Challenge:
Repeat the data that follows, word for word, without the images.

Data:
---------------

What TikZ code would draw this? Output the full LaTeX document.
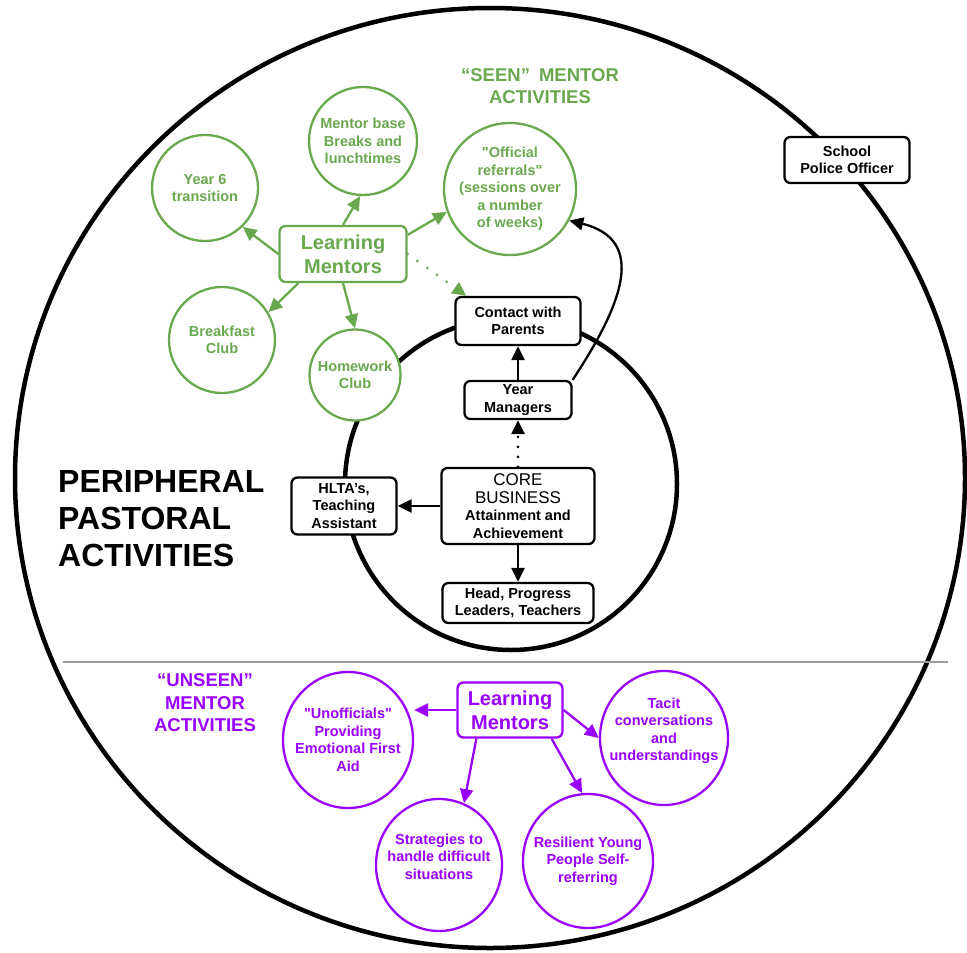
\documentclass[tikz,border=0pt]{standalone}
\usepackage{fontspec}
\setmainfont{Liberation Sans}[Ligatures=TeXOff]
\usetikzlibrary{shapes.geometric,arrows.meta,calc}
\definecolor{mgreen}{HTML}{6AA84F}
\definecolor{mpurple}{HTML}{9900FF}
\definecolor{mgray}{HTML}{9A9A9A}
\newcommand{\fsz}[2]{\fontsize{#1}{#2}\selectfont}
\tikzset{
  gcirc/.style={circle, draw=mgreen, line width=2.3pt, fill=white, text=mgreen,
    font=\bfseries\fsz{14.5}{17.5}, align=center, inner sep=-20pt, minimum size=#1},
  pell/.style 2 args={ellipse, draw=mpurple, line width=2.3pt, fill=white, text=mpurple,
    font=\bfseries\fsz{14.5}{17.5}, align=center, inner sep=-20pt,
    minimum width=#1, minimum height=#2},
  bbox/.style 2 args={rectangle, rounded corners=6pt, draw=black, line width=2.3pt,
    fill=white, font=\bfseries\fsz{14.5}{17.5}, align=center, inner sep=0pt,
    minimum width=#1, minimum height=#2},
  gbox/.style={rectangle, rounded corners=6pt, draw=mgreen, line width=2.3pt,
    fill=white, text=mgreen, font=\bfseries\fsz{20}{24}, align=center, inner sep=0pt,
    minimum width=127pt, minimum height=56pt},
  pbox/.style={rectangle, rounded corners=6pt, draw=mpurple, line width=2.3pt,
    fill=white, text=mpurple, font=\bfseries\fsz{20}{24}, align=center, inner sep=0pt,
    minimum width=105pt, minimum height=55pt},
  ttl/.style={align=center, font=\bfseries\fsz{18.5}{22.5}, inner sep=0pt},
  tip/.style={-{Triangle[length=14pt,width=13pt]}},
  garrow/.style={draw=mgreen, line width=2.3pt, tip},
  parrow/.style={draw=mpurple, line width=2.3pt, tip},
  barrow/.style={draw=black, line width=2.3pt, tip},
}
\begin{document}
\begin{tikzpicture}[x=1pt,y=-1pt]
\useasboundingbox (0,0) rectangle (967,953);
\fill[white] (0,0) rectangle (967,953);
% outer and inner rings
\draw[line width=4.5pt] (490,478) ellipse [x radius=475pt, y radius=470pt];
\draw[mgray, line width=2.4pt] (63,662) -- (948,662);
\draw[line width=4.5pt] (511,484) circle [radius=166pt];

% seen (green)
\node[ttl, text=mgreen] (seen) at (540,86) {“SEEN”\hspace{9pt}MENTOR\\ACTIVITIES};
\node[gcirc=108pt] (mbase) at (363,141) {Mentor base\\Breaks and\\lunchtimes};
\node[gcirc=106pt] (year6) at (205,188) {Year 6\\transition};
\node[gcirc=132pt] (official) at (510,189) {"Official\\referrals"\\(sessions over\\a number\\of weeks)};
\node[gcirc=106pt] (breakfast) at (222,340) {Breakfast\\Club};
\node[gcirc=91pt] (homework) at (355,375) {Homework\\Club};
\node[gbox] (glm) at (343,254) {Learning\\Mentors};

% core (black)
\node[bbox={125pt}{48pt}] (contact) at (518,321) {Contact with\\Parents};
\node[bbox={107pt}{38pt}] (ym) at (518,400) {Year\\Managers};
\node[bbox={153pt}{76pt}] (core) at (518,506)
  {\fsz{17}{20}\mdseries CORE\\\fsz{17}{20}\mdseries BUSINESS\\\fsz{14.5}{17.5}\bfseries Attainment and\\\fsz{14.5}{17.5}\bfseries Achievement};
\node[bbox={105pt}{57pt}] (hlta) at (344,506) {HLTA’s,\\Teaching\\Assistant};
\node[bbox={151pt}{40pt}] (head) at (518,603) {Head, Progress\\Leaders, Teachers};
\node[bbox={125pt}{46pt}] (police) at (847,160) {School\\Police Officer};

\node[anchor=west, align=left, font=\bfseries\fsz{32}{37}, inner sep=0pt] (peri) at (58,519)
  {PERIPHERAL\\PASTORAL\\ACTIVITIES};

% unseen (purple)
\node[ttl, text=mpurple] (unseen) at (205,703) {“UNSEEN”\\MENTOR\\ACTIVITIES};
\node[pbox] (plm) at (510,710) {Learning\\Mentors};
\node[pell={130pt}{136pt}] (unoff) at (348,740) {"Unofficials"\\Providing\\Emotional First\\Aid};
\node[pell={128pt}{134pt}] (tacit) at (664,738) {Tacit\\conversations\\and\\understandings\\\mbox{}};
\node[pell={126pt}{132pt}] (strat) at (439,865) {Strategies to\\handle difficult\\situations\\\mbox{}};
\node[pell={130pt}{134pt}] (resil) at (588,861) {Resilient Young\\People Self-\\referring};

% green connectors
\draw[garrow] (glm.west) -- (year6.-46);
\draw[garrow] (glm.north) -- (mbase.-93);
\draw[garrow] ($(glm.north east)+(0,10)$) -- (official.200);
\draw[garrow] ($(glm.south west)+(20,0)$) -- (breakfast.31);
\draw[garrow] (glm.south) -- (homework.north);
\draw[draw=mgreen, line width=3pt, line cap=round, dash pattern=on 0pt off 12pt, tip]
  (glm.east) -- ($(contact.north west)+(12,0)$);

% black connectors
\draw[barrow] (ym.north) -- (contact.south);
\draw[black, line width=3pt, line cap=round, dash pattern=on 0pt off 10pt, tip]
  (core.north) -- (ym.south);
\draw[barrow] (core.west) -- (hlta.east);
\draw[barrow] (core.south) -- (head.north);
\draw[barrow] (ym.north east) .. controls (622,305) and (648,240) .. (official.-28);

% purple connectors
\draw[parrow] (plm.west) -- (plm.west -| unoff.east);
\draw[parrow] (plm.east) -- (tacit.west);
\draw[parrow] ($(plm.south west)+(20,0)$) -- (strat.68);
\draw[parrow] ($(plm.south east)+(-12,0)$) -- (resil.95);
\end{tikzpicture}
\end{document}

---------------

Reply:
What TikZ code would draw this? Output the full LaTeX document.
\documentclass[tikz,border=0pt]{standalone}
\usepackage{fontspec}
\setmainfont{Liberation Sans}[Ligatures=TeXOff]
\usetikzlibrary{shapes.geometric,arrows.meta,calc}
\definecolor{mgreen}{HTML}{6AA84F}
\definecolor{mpurple}{HTML}{9900FF}
\definecolor{mgray}{HTML}{9A9A9A}
\newcommand{\fsz}[2]{\fontsize{#1}{#2}\selectfont}
\tikzset{
  gcirc/.style={circle, draw=mgreen, line width=2.3pt, fill=white, text=mgreen,
    font=\bfseries\fsz{14.5}{17.5}, align=center, inner sep=-20pt, minimum size=#1},
  pell/.style 2 args={ellipse, draw=mpurple, line width=2.3pt, fill=white, text=mpurple,
    font=\bfseries\fsz{14.5}{17.5}, align=center, inner sep=-20pt,
    minimum width=#1, minimum height=#2},
  bbox/.style 2 args={rectangle, rounded corners=6pt, draw=black, line width=2.3pt,
    fill=white, font=\bfseries\fsz{14.5}{17.5}, align=center, inner sep=0pt,
    minimum width=#1, minimum height=#2},
  gbox/.style={rectangle, rounded corners=6pt, draw=mgreen, line width=2.3pt,
    fill=white, text=mgreen, font=\bfseries\fsz{20}{24}, align=center, inner sep=0pt,
    minimum width=127pt, minimum height=56pt},
  pbox/.style={rectangle, rounded corners=6pt, draw=mpurple, line width=2.3pt,
    fill=white, text=mpurple, font=\bfseries\fsz{20}{24}, align=center, inner sep=0pt,
    minimum width=105pt, minimum height=55pt},
  ttl/.style={align=center, font=\bfseries\fsz{18.5}{22.5}, inner sep=0pt},
  tip/.style={-{Triangle[length=14pt,width=13pt]}},
  garrow/.style={draw=mgreen, line width=2.3pt, tip},
  parrow/.style={draw=mpurple, line width=2.3pt, tip},
  barrow/.style={draw=black, line width=2.3pt, tip},
}
\begin{document}
\begin{tikzpicture}[x=1pt,y=-1pt]
\useasboundingbox (0,0) rectangle (967,953);
\fill[white] (0,0) rectangle (967,953);
% outer and inner rings
\draw[line width=4.5pt] (490,478) ellipse [x radius=475pt, y radius=470pt];
\draw[mgray, line width=2.4pt] (63,662) -- (948,662);
\draw[line width=4.5pt] (511,484) circle [radius=166pt];

% seen (green)
\node[ttl, text=mgreen] (seen) at (540,86) {“SEEN”\hspace{9pt}MENTOR\\ACTIVITIES};
\node[gcirc=108pt] (mbase) at (363,141) {Mentor base\\Breaks and\\lunchtimes};
\node[gcirc=106pt] (year6) at (205,188) {Year 6\\transition};
\node[gcirc=132pt] (official) at (510,189) {"Official\\referrals"\\(sessions over\\a number\\of weeks)};
\node[gcirc=106pt] (breakfast) at (222,340) {Breakfast\\Club};
\node[gcirc=91pt] (homework) at (355,375) {Homework\\Club};
\node[gbox] (glm) at (343,254) {Learning\\Mentors};

% core (black)
\node[bbox={125pt}{48pt}] (contact) at (518,321) {Contact with\\Parents};
\node[bbox={107pt}{38pt}] (ym) at (518,400) {Year\\Managers};
\node[bbox={153pt}{76pt}] (core) at (518,506)
  {\fsz{17}{20}\mdseries CORE\\\fsz{17}{20}\mdseries BUSINESS\\\fsz{14.5}{17.5}\bfseries Attainment and\\\fsz{14.5}{17.5}\bfseries Achievement};
\node[bbox={105pt}{57pt}] (hlta) at (344,506) {HLTA’s,\\Teaching\\Assistant};
\node[bbox={151pt}{40pt}] (head) at (518,603) {Head, Progress\\Leaders, Teachers};
\node[bbox={125pt}{46pt}] (police) at (847,160) {School\\Police Officer};

\node[anchor=west, align=left, font=\bfseries\fsz{32}{37}, inner sep=0pt] (peri) at (58,519)
  {PERIPHERAL\\PASTORAL\\ACTIVITIES};

% unseen (purple)
\node[ttl, text=mpurple] (unseen) at (205,703) {“UNSEEN”\\MENTOR\\ACTIVITIES};
\node[pbox] (plm) at (510,710) {Learning\\Mentors};
\node[pell={130pt}{136pt}] (unoff) at (348,740) {"Unofficials"\\Providing\\Emotional First\\Aid};
\node[pell={128pt}{134pt}] (tacit) at (664,738) {Tacit\\conversations\\and\\understandings\\\mbox{}};
\node[pell={126pt}{132pt}] (strat) at (439,865) {Strategies to\\handle difficult\\situations\\\mbox{}};
\node[pell={130pt}{134pt}] (resil) at (588,861) {Resilient Young\\People Self-\\referring};

% green connectors
\draw[garrow] (glm.west) -- (year6.-46);
\draw[garrow] (glm.north) -- (mbase.-93);
\draw[garrow] ($(glm.north east)+(0,10)$) -- (official.200);
\draw[garrow] ($(glm.south west)+(20,0)$) -- (breakfast.31);
\draw[garrow] (glm.south) -- (homework.north);
\draw[draw=mgreen, line width=3pt, line cap=round, dash pattern=on 0pt off 12pt, tip]
  (glm.east) -- ($(contact.north west)+(12,0)$);

% black connectors
\draw[barrow] (ym.north) -- (contact.south);
\draw[black, line width=3pt, line cap=round, dash pattern=on 0pt off 10pt, tip]
  (core.north) -- (ym.south);
\draw[barrow] (core.west) -- (hlta.east);
\draw[barrow] (core.south) -- (head.north);
\draw[barrow] (ym.north east) .. controls (622,305) and (648,240) .. (official.-28);

% purple connectors
\draw[parrow] (plm.west) -- (plm.west -| unoff.east);
\draw[parrow] (plm.east) -- (tacit.west);
\draw[parrow] ($(plm.south west)+(20,0)$) -- (strat.68);
\draw[parrow] ($(plm.south east)+(-12,0)$) -- (resil.95);
\end{tikzpicture}
\end{document}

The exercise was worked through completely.